Exercise goal :: Transcribe the records below exactly, leaving out any pictures.

Source code of charts:
────────────────────────────────────────
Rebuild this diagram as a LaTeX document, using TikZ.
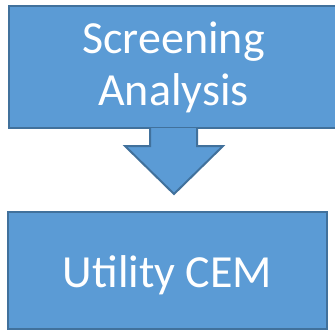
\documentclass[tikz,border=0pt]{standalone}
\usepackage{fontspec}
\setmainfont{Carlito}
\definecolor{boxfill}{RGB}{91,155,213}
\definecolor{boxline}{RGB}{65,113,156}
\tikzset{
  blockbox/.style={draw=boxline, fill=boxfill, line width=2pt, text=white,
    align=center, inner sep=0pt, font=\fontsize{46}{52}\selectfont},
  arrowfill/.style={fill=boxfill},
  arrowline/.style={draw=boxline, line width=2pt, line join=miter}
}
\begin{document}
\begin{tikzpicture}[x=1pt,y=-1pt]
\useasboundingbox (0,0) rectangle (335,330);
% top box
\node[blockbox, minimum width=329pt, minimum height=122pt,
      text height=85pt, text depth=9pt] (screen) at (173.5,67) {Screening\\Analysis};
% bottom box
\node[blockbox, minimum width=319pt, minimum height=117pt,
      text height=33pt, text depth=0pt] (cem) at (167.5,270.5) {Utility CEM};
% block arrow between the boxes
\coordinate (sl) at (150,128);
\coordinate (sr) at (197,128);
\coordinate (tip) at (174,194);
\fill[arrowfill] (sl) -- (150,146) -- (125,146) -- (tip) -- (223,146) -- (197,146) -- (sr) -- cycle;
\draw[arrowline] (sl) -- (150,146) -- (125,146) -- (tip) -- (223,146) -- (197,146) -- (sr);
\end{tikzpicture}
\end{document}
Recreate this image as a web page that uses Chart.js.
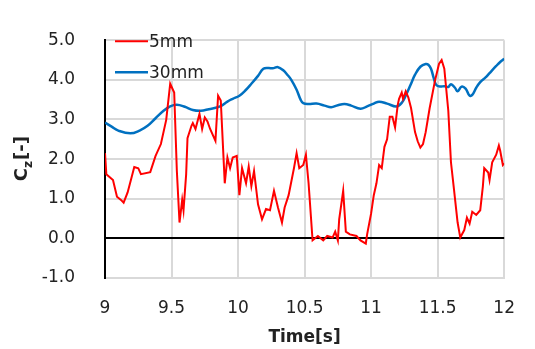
────────────────────────────────────────
Answer to the task ::
Rebuild this diagram as a LaTeX document, using TikZ.
\documentclass[tikz,border=0pt]{standalone}
\usepackage{fontspec}
\setmainfont{Carlito}
\definecolor{boxfill}{RGB}{91,155,213}
\definecolor{boxline}{RGB}{65,113,156}
\tikzset{
  blockbox/.style={draw=boxline, fill=boxfill, line width=2pt, text=white,
    align=center, inner sep=0pt, font=\fontsize{46}{52}\selectfont},
  arrowfill/.style={fill=boxfill},
  arrowline/.style={draw=boxline, line width=2pt, line join=miter}
}
\begin{document}
\begin{tikzpicture}[x=1pt,y=-1pt]
\useasboundingbox (0,0) rectangle (335,330);
% top box
\node[blockbox, minimum width=329pt, minimum height=122pt,
      text height=85pt, text depth=9pt] (screen) at (173.5,67) {Screening\\Analysis};
% bottom box
\node[blockbox, minimum width=319pt, minimum height=117pt,
      text height=33pt, text depth=0pt] (cem) at (167.5,270.5) {Utility CEM};
% block arrow between the boxes
\coordinate (sl) at (150,128);
\coordinate (sr) at (197,128);
\coordinate (tip) at (174,194);
\fill[arrowfill] (sl) -- (150,146) -- (125,146) -- (tip) -- (223,146) -- (197,146) -- (sr) -- cycle;
\draw[arrowline] (sl) -- (150,146) -- (125,146) -- (tip) -- (223,146) -- (197,146) -- (sr);
\end{tikzpicture}
\end{document}
Recreate this image as a web page that uses Chart.js.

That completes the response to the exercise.